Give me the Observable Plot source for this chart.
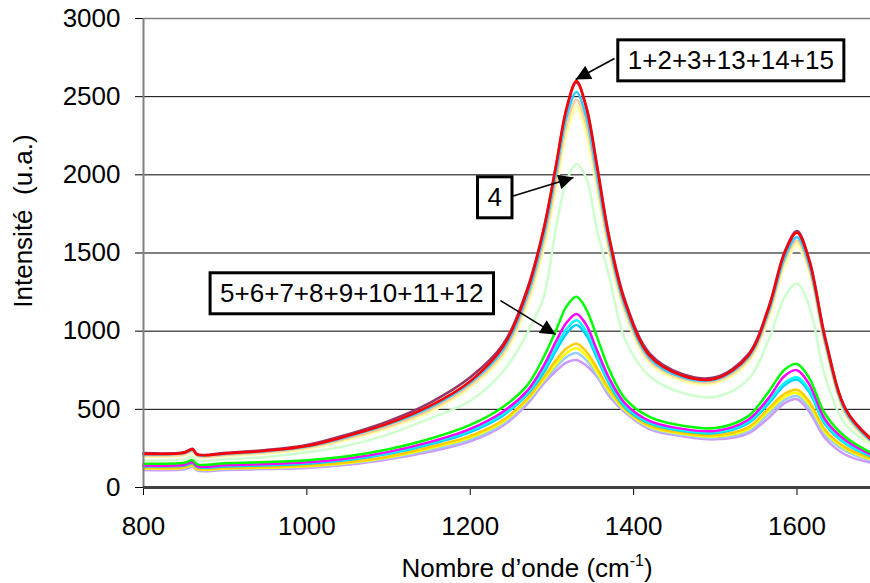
<!DOCTYPE html>
<html><head><meta charset="utf-8">
<script src="https://cdn.jsdelivr.net/npm/d3@7"></script>
<script src="https://cdn.jsdelivr.net/npm/@observablehq/plot@0.6"></script>
<style>html,body{margin:0;padding:0;background:#fff;}</style>
</head><body>
<script>
// ---- data ----
const wavenumbers = [800, 850, 860, 866, 900, 950, 1000, 1050, 1100, 1150, 1200, 1240, 1270, 1290, 1305, 1318, 1330, 1342, 1355, 1370, 1390, 1420, 1460, 1500, 1540, 1565, 1585, 1600, 1615, 1635, 1660, 1690];

// group "1+2+3+13+14+15"
const sRed     = [215,222,245,210,218,235,265,330,410,520,680,900,1260,1650,2060,2430,2600,2430,2060,1595,1175,840,715,695,840,1140,1500,1630,1450,940,495,310];
const sMaroon  = [220,226,248,213,222,240,272,340,425,540,705,915,1275,1660,2060,2420,2590,2440,2070,1610,1190,855,725,705,850,1150,1510,1640,1460,950,500,315];
const sSky     = [212,220,240,208,215,232,262,325,405,510,670,880,1230,1610,2010,2370,2530,2370,2000,1560,1150,825,705,690,830,1120,1470,1600,1420,920,480,300];
const sPeach   = [205,212,232,200,208,225,255,315,392,495,655,860,1200,1570,1960,2320,2480,2320,1960,1530,1130,810,695,680,815,1100,1450,1580,1400,905,470,295];
const sPYellow = [200,208,228,197,204,220,250,308,385,485,645,845,1180,1540,1920,2280,2440,2280,1930,1510,1115,800,685,672,805,1085,1430,1560,1385,895,462,290];
const sCream   = [198,205,225,195,202,218,246,302,378,478,638,835,1165,1520,1900,2250,2410,2250,1900,1490,1100,790,678,665,795,1070,1410,1540,1370,885,455,285];
// spectrum "4"
const sPGreen  = [172,180,198,172,180,195,225,268,340,440,555,740,990,1220,1665,1960,2070,1980,1650,1350,940,710,605,580,690,940,1220,1305,1160,700,400,280];
// group "5+6+7+8+9+10+11+12"
const sGreen   = [152,158,175,148,155,163,175,200,245,310,400,515,655,835,1005,1160,1220,1140,965,755,565,450,395,380,455,610,755,790,700,465,320,225];
const sMagenta = [140,146,162,136,142,150,162,186,228,290,375,485,620,780,935,1055,1110,1040,880,700,535,425,375,362,432,570,715,750,660,430,300,212];
const sCyan    = [142,146,160,135,140,148,158,182,222,283,365,470,605,755,900,1015,1070,1000,850,680,520,415,368,355,420,550,670,705,625,410,285,205];
const sSky2    = [135,140,155,130,135,142,152,176,215,275,355,460,595,735,875,985,1040,975,830,665,510,408,362,348,410,535,655,690,610,400,278,200];
const sGold    = [125,130,145,120,124,131,140,162,198,258,330,430,570,705,815,890,920,870,765,630,500,395,350,335,385,505,600,625,550,365,255,188];
const sYellow  = [122,127,142,117,121,127,136,157,193,250,320,420,560,690,790,860,890,842,740,615,492,388,343,327,372,490,580,605,532,350,245,180];
const sLBlue   = [120,124,138,114,118,124,132,153,188,240,308,408,550,680,770,835,860,815,720,600,485,380,336,318,360,470,560,585,512,335,232,172];
const sLav     = [112,116,132,108,112,118,125,145,180,228,295,395,535,665,745,800,815,780,710,585,478,372,328,308,345,445,540,565,485,312,208,160];

const seriesNames  = ["lav","lblue","yellow","gold","sky2","cyan","magenta","green","pgreen","cream","pyellow","peach","sky","maroon","red"];
const seriesColors = ["#cc99ff","#99ccff","#ffff00","#ffcc00","#00ccff","#00ffff","#ff00ff","#00ff00","#ccffcc","#ffffcc","#ffff99","#ffcc99","#33ccff","#993366","#ff0000"];
const seriesValues = [sLav,sLBlue,sYellow,sGold,sSky2,sCyan,sMagenta,sGreen,sPGreen,sCream,sPYellow,sPeach,sSky,sMaroon,sRed];

const xTicks = [800, 1000, 1200, 1400, 1600];
const yTicks = [0, 500, 1000, 1500, 2000, 2500, 3000];

const annLabels = ["1+2+3+13+14+15", "4", "5+6+7+8+9+10+11+12"];
const annBoxX   = [1519, 1230, 1055];
const annBoxY   = [2728, 1852, 1238];
const annFromX  = [1376.6, 1250.5, 1237];
const annFromY  = [2744, 1861, 1196];
const annToX    = [1329, 1326.4, 1304.4];
const annToY    = [2610, 1983, 979];

// ---- build tables ----
const rows = [];
seriesValues.forEach((vals, k) => vals.forEach((v, i) =>
  rows.push({series: seriesNames[k], color: seriesColors[k], x: wavenumbers[i], y: v})));
const annotations = annLabels.map((label, i) => ({
  label, x: annBoxX[i], y: annBoxY[i],
  x1: annFromX[i], y1: annFromY[i], x2: annToX[i], y2: annToY[i]
}));

const FONT = "'Liberation Sans', Arial, Helvetica, sans-serif";

const chart = Plot.plot({
  width: 870, height: 583,
  marginLeft: 143, marginRight: 0, marginTop: 18, marginBottom: 96,
  style: {fontFamily: FONT, fontSize: "26px", color: "#000", background: "#fff", overflow: "visible"},
  x: {domain: [800, 1690], ticks: xTicks, tickSize: 8, tickPadding: 21, tickFormat: d => String(d), label: null},
  y: {domain: [0, 3000], ticks: yTicks, tickSize: 8, tickPadding: 15, tickFormat: d => String(d), label: null},
  color: {type: "identity"},
  marks: [
    Plot.ruleY(yTicks.filter(d => d > 0 && d < 3000), {stroke: "#000", strokeWidth: 1}),
    Plot.ruleY([3000], {stroke: "#808080", strokeWidth: 1.5}),
    Plot.line(rows, {x: "x", y: "y", z: "series", stroke: "color", strokeWidth: 2.5, curve: "catmull-rom"}),
    Plot.ruleX([800], {stroke: "#808080", strokeWidth: 2}),
    Plot.ruleY([0], {stroke: "#404040", strokeWidth: 3}),
    Plot.link(annotations, {x1: "x1", y1: "y1", x2: "x2", y2: "y2", stroke: "#000", strokeWidth: 1.5}),
    Plot.text(annotations, {x: "x", y: "y", text: "label", fontSize: 26, fill: "#000"})
  ]
});

document.body.append(chart);
const svg = d3.select(chart);

// filled arrowheads
const defs = svg.append("defs");
defs.append("marker").attr("id", "ah").attr("viewBox", "0 0 10 10")
  .attr("refX", 10).attr("refY", 5).attr("markerUnits", "userSpaceOnUse")
  .attr("markerWidth", 18).attr("markerHeight", 15).attr("orient", "auto")
  .append("path").attr("d", "M0,0L10,5L0,10Z").attr("fill", "#000");
svg.selectAll('g[aria-label="link"] path').attr("marker-end", "url(#ah)");

// boxes behind annotation labels
svg.selectAll('g[aria-label="text"] text').each(function() {
  const b = this.getBBox();
  const padX = 10, padY = 5.5;
  const r = document.createElementNS("http://www.w3.org/2000/svg", "rect");
  r.setAttribute("x", b.x - padX);
  r.setAttribute("y", b.y - padY);
  r.setAttribute("width", b.width + 2 * padX);
  r.setAttribute("height", b.height + 2 * padY);
  r.setAttribute("fill", "#fff");
  r.setAttribute("stroke", "#000");
  r.setAttribute("stroke-width", 3);
  const t = this.getAttribute("transform");
  if (t) r.setAttribute("transform", t);
  this.parentNode.insertBefore(r, this);
});

// axis titles
svg.append("text")
  .attr("transform", "translate(32,221) rotate(-90)")
  .attr("text-anchor", "middle")
  .attr("fill", "#000")
  .style("white-space", "pre")
  .style("font-family", FONT).style("font-size", "26px")
  .text("Intensité  (u.a.)");

const xt = svg.append("text")
  .attr("x", 527).attr("y", 577)
  .attr("text-anchor", "middle")
  .attr("fill", "#000")
  .style("font-family", FONT).style("font-size", "26px");
xt.append("tspan").text("Nombre d’onde (cm");
xt.append("tspan").attr("dy", -11).style("font-size", "16px").text("-1");
xt.append("tspan").attr("dy", 11).text(")");
</script>
</body></html>
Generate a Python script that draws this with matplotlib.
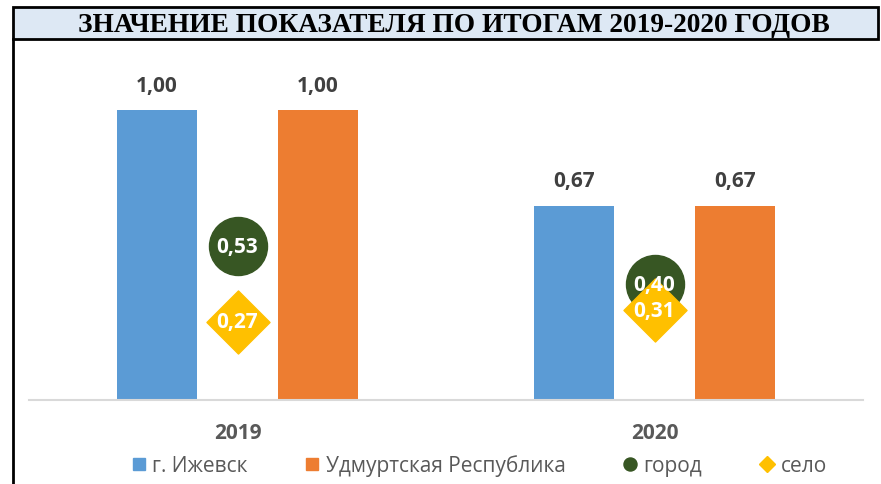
import matplotlib
matplotlib.use("Agg")
import matplotlib.pyplot as plt
from matplotlib.lines import Line2D
from matplotlib.patches import Rectangle

TITLE = "ЗНАЧЕНИЕ ПОКАЗАТЕЛЯ ПО ИТОГАМ 2019-2020 ГОДОВ"
YEARS = ["2019", "2020"]
IZHEVSK = [1.00, 0.67]
UDMURTIA = [1.00, 0.67]
GOROD = [0.53, 0.40]
SELO = [0.27, 0.31]
SERIES_NAMES = ["г. Ижевск", "Удмуртская Республика", "город", "село"]

BLUE = "#5b9bd5"
ORANGE = "#ed7d31"
GREEN = "#375623"
GOLD = "#ffc000"
LABEL_GRAY = "#404040"
TICK_GRAY = "#595959"

W, H = 881, 485
SANS = ["Open Sans", "DejaVu Sans"]


def fx(px):
    return px / W


def fy(py):
    return 1 - py / H


fig = plt.figure(figsize=(W / 100, H / 100), dpi=100)
fig.patch.set_facecolor("white")

# frame: title box plus left border
fig.add_artist(Rectangle((fx(13), fy(40)), fx(878) - fx(13), fy(8) - fy(40),
                         transform=fig.transFigure, facecolor="#dde8f4",
                         edgecolor="black", linewidth=2.0, zorder=1))
fig.add_artist(Line2D([fx(13), fx(13)], [fy(40), 0], transform=fig.transFigure,
                      color="black", linewidth=2.0))
fig.text(fx(454), fy(25), TITLE, ha="center", va="center", fontsize=19.7,
         fontweight="bold", family="Liberation Serif", color="black")

ax = fig.add_axes([fx(29), fy(401), fx(863) - fx(29), fy(60) - fy(401)])
x = [0, 1]
width = 0.194
off = 0.193
b1 = ax.bar([i - off for i in x], IZHEVSK, width, color=BLUE, label=SERIES_NAMES[0], zorder=2)
b2 = ax.bar([i + off for i in x], UDMURTIA, width, color=ORANGE, label=SERIES_NAMES[1], zorder=2)
ax.scatter(x, GOROD, s=1745, marker="o", color=GREEN, label=SERIES_NAMES[2], zorder=3)
ax.scatter(x, SELO, s=1030, marker="D", color=GOLD, label=SERIES_NAMES[3], zorder=4)

for bars, vals in ((b1, IZHEVSK), (b2, UDMURTIA)):
    for rect, v in zip(bars, vals):
        ax.annotate(f"{v:.2f}".replace(".", ","),
                    (rect.get_x() + rect.get_width() / 2, v),
                    xytext=(0, 18), textcoords="offset points",
                    ha="center", va="center", fontsize=15, fontweight="bold",
                    color=LABEL_GRAY, family=SANS)
for vals in (GOROD, SELO):
    for i, v in zip(x, vals):
        ax.text(i, v, f"{v:.2f}".replace(".", ","), ha="center", va="center",
                fontsize=15, fontweight="bold", color="white", family=SANS, zorder=5)

ax.set_xlim(-0.5, 1.5)
ax.set_ylim(0, 1.176)
ax.set_xticks(x)
ax.set_xticklabels(YEARS, fontsize=15, fontweight="bold", color=TICK_GRAY, family=SANS)
ax.tick_params(axis="x", length=0, pad=16)
ax.set_yticks([])
for side in ("top", "left", "right"):
    ax.spines[side].set_visible(False)
ax.spines["bottom"].set_color("#d9d9d9")
ax.spines["bottom"].set_linewidth(1.5)
ax.patch.set_alpha(0)

handles = [
    Line2D([], [], marker="s", linestyle="none", color=BLUE, markersize=8.6),
    Line2D([], [], marker="s", linestyle="none", color=ORANGE, markersize=8.6),
    Line2D([], [], marker="o", linestyle="none", color=GREEN, markersize=9.4),
    Line2D([], [], marker="D", linestyle="none", color=GOLD, markersize=8),
]
fig.legend(handles, SERIES_NAMES, loc="center", bbox_to_anchor=(fx(479), fy(466)),
           ncol=4, frameon=False, handletextpad=0.3, columnspacing=2.75,
           handlelength=0.7, prop={"family": SANS, "size": 15},
           labelcolor=TICK_GRAY)

fig.savefig("out.png", dpi=100)
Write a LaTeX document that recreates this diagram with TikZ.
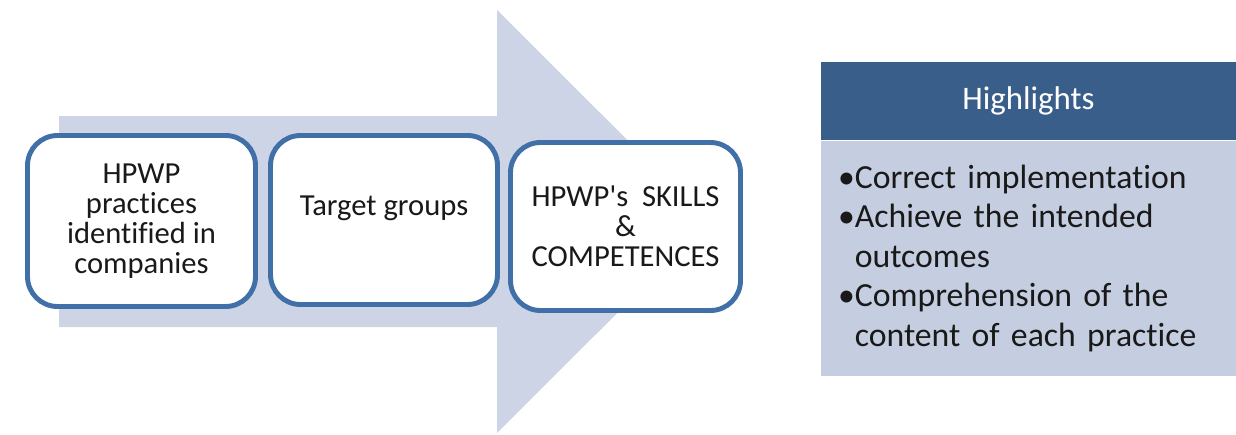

DESCRIPTION OF THE TASK:
Copy nothing but the lines above that run from the one with "Generate a Python" to the one with "color=GOLD, label=SERIES_NAMES[3], zorder=4)", ends included; pictures stay out.

FINAL RESULT:
Generate a Python script that draws this with matplotlib.
import matplotlib
matplotlib.use("Agg")
import matplotlib.pyplot as plt
from matplotlib.lines import Line2D
from matplotlib.patches import Rectangle

TITLE = "ЗНАЧЕНИЕ ПОКАЗАТЕЛЯ ПО ИТОГАМ 2019-2020 ГОДОВ"
YEARS = ["2019", "2020"]
IZHEVSK = [1.00, 0.67]
UDMURTIA = [1.00, 0.67]
GOROD = [0.53, 0.40]
SELO = [0.27, 0.31]
SERIES_NAMES = ["г. Ижевск", "Удмуртская Республика", "город", "село"]

BLUE = "#5b9bd5"
ORANGE = "#ed7d31"
GREEN = "#375623"
GOLD = "#ffc000"
LABEL_GRAY = "#404040"
TICK_GRAY = "#595959"

W, H = 881, 485
SANS = ["Open Sans", "DejaVu Sans"]


def fx(px):
    return px / W


def fy(py):
    return 1 - py / H


fig = plt.figure(figsize=(W / 100, H / 100), dpi=100)
fig.patch.set_facecolor("white")

# frame: title box plus left border
fig.add_artist(Rectangle((fx(13), fy(40)), fx(878) - fx(13), fy(8) - fy(40),
                         transform=fig.transFigure, facecolor="#dde8f4",
                         edgecolor="black", linewidth=2.0, zorder=1))
fig.add_artist(Line2D([fx(13), fx(13)], [fy(40), 0], transform=fig.transFigure,
                      color="black", linewidth=2.0))
fig.text(fx(454), fy(25), TITLE, ha="center", va="center", fontsize=19.7,
         fontweight="bold", family="Liberation Serif", color="black")

ax = fig.add_axes([fx(29), fy(401), fx(863) - fx(29), fy(60) - fy(401)])
x = [0, 1]
width = 0.194
off = 0.193
b1 = ax.bar([i - off for i in x], IZHEVSK, width, color=BLUE, label=SERIES_NAMES[0], zorder=2)
b2 = ax.bar([i + off for i in x], UDMURTIA, width, color=ORANGE, label=SERIES_NAMES[1], zorder=2)
ax.scatter(x, GOROD, s=1745, marker="o", color=GREEN, label=SERIES_NAMES[2], zorder=3)
ax.scatter(x, SELO, s=1030, marker="D", color=GOLD, label=SERIES_NAMES[3], zorder=4)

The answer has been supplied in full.